More advanced models now incorporate machine learning to weigh a vast array of variables. These can include the aggregate market value of a team’s roster, a proxy for player quality; historical goal differentials against opponents of varying strength; and even granular player-level data from club competitions. The goal is to build a model that more accurately reflects the underlying components of a team's potential performance.

Yet for all their statistical power, these models operate with known blind spots. The very nature of a knockout tournament, with its small sample size and high stakes, introduces a level of randomness that is difficult to model. Furthermore, algorithms struggle to quantify critical but intangible factors. "A model can perfectly map a player's physical output and expected goals contribution," notes Dr. Elena Petrova, Head of Quantitative Analysis at the Zurich Institute for Sport Science. "It cannot, however, model the effect of a dressing room speech at halftime or the sudden, collective loss of confidence after conceding an early goal. These are still the ghost variables." The impact of coaching adjustments, team chemistry, and tournament-specific momentum remains largely outside the domain of quantitative analysis.

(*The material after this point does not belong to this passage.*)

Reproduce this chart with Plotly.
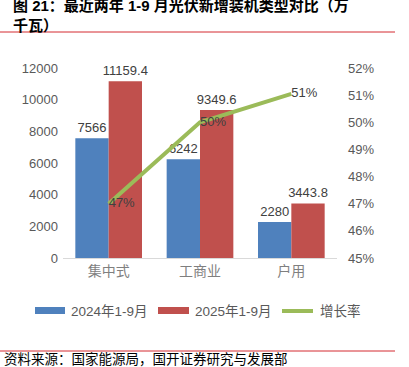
import plotly.graph_objects as go

categories = ["集中式", "工商业", "户用"]
values_2024 = [7566, 6242, 2280]
values_2025 = [11159.4, 9349.6, 3443.8]
growth_rate = [0.470, 0.500, 0.5105]
label_2024 = ["7566", "6242", "2280"]
label_2025 = ["11159.4", "9349.6", "3443.8"]
series_names = ["2024年1-9月", "2025年1-9月", "增长率"]

BLUE = "#4F81BD"
RED = "#C0504D"
GREEN = "#9BBB59"
FONT = "Liberation Sans, Noto Sans CJK SC, sans-serif"

W, H = 409, 367
L, R, T, B = 63, 72, 68, 109
PW, PH = W - L - R, H - T - B


def px(x):
    return (x - L) / PW


def py(y):
    return (H - B - y) / PH


fig = go.Figure()
fig.add_trace(go.Bar(x=categories, y=values_2024, name=series_names[0], marker_color=BLUE,
                     marker_line_width=0, text=label_2024, textposition="outside",
                     constraintext="none",
                     textfont=dict(size=13, color="#404040", family=FONT), cliponaxis=False,
                     showlegend=False))
fig.add_trace(go.Bar(x=categories, y=values_2025, name=series_names[1], marker_color=RED,
                     marker_line_width=0, text=label_2025, textposition="outside",
                     constraintext="none",
                     textfont=dict(size=13, color="#404040", family=FONT), cliponaxis=False,
                     showlegend=False))
fig.add_trace(go.Scatter(x=categories, y=growth_rate, name=series_names[2], yaxis="y2",
                         mode="lines+text", line=dict(color=GREEN, width=4),
                         texttemplate="%{y:.0%}", textposition="middle right",
                         textfont=dict(size=13, color="#404040", family=FONT),
                         cliponaxis=False, showlegend=False))

shapes = [
    dict(type="line", xref="paper", yref="paper", x0=px(0), x1=px(395), y0=py(32), y1=py(32),
         line=dict(color="#D42A30", width=1)),
    dict(type="line", xref="paper", yref="paper", x0=px(0), x1=px(395), y0=py(351), y1=py(351),
         line=dict(color="#D42A30", width=1)),
    # legend swatches
    dict(type="rect", xref="paper", yref="paper", x0=px(35), x1=px(65), y0=py(307), y1=py(314),
         fillcolor=BLUE, line=dict(width=0)),
    dict(type="rect", xref="paper", yref="paper", x0=px(158), x1=px(189), y0=py(307), y1=py(314),
         fillcolor=RED, line=dict(width=0)),
    dict(type="line", xref="paper", yref="paper", x0=px(282), x1=px(313), y0=py(311), y1=py(311),
         line=dict(color=GREEN, width=4)),
]

annotations = [
    dict(text="<b>图 21：最近两年 1-9 月光伏新增装机类型对比（万<br>千瓦）</b>", x=px(11), y=py(15),
         xref="paper", yref="paper", xanchor="left", yanchor="middle", align="left",
         showarrow=False, font=dict(size=15, color="#000000", family=FONT)),
    dict(text="资料来源：国家能源局，国开证券研究与发展部", x=px(2), y=py(358),
         xref="paper", yref="paper", xanchor="left", yanchor="middle", showarrow=False,
         font=dict(size=13.5, color="#000000", family="Noto Sans CJK SC")),
]
for name, xx in zip(series_names, [69, 193, 318]):
    annotations.append(dict(text=name, x=px(xx), y=py(311), xref="paper", yref="paper",
                            xanchor="left", yanchor="middle", showarrow=False,
                            font=dict(size=13.5, color="#595959", family=FONT)))

fig.update_layout(
    width=W, height=H,
    margin=dict(l=L, r=R, t=T, b=B),
    paper_bgcolor="white", plot_bgcolor="white",
    barmode="group", bargap=0.27, bargroupgap=0,
    font=dict(family=FONT, color="#595959", size=13),
    xaxis=dict(showline=True, linecolor="#D9D9D9", linewidth=1, ticks="",
               tickfont=dict(size=14, color="#7F7F7F", family="Noto Sans CJK SC")),
    yaxis=dict(range=[0, 12000], dtick=2000, tickformat="d", showgrid=False, zeroline=False,
               showline=False, tickfont=dict(size=13, color="#595959"), ticklabelstandoff=4),
    yaxis2=dict(range=[0.45, 0.52], dtick=0.01, tickformat=".0%", overlaying="y", side="right",
                showgrid=False, zeroline=False, showline=False,
                tickfont=dict(size=13, color="#595959"), ticklabelstandoff=10),
    shapes=shapes,
    annotations=annotations,
    showlegend=False,
)

fig.write_html("out.html", config={"displayModeBar": False},
               post_script="document.body.style.margin='0';")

The Market for Foresight: Economic Drivers of Sports Analytics

The demand for this predictive technology is not purely academic. It is fueled by powerful economic interests that have built entire business models around it. Professional clubs are primary consumers, using analytical platforms for opposition scouting, tactical planning, and, perhaps most importantly, player recruitment. By filtering a global talent pool through data-driven performance metrics, clubs aim to reduce the uncertainty and financial risk inherent in the transfer market.

Media organizations are another major client, using model-generated probabilities to create content, fuel debate, and drive audience engagement. A headline declaring a team has a "17% chance of winning the World Cup" is a direct product of this ecosystem. It provides a veneer of scientific authority to what was once the realm of pure speculation.

This ecosystem also has a symbiotic, if often unstated, relationship with the global sports betting market. The odds offered by bookmakers are themselves a form of predictive model, shaped by both their own internal analysis and the flow of wagers. While analytics firms are careful to distance themselves from the act of wagering, their probability outputs are an essential input for sophisticated bettors and the markets themselves. The flow of capital is clear: data rights holders sell raw feeds to analytics firms, which in turn sell refined insights and platforms to clubs, media outlets, and betting syndicates, creating a multi-billion dollar market for foresight. This information is for informational purposes only and is not investment advice.

The 2026 Test Case: What the Models See and What They Miss

Looking ahead to 2026, the early models are likely to converge around a familiar set of favorites, such as France or Argentina. A model’s preference for a team like France is a logical output of its inputs. The French national team can draw from a deep pool of players performing at elite levels in Europe's top five leagues—a quantifiable measure of quality and depth. Their consistent high performance in recent international tournaments provides a robust set of historical data, and the high aggregate market value of their players reinforces their status as a statistical powerhouse.

Where the models may falter is in properly assessing teams that defy conventional metrics. A squad with exceptional tactical discipline but few superstar players, or an underdog nation galvanized by a rare surge of collective belief, presents a challenge for systems built on historical precedent and player market values. The surprising run of Morocco to the semi-finals of the 2022 World Cup is a case in point.

"The data tells you what a player does, and it's invaluable for filtering thousands of prospects," says Marcus Thorne, a former scout and now a consultant for Premier League clubs. "But it doesn't always tell you why he does it, or how he'll react under the unique pressure of a World Cup knockout match. That's still the human element, the art that complements the science." The tournament, therefore, becomes more than a contest between 48 nations; it serves as a high-profile public validation test for the competing predictive technologies that anoint them.

As these models grow in complexity and influence, the 2026 World Cup will offer the most significant trial yet of their capacity to decipher the beautiful game. The tension between predictable, data-driven performance and the unquantifiable, chaotic moments that define sporting history will be played out on a global stage. The ultimate outcome will not only crown a world champion but will also provide a crucial data point on the limits of our ability to predict the future, one simulated match at a time. The question is no longer whether data has a place in football, but whether its reach will ever fully eclipse the human element that makes the tournament so compelling.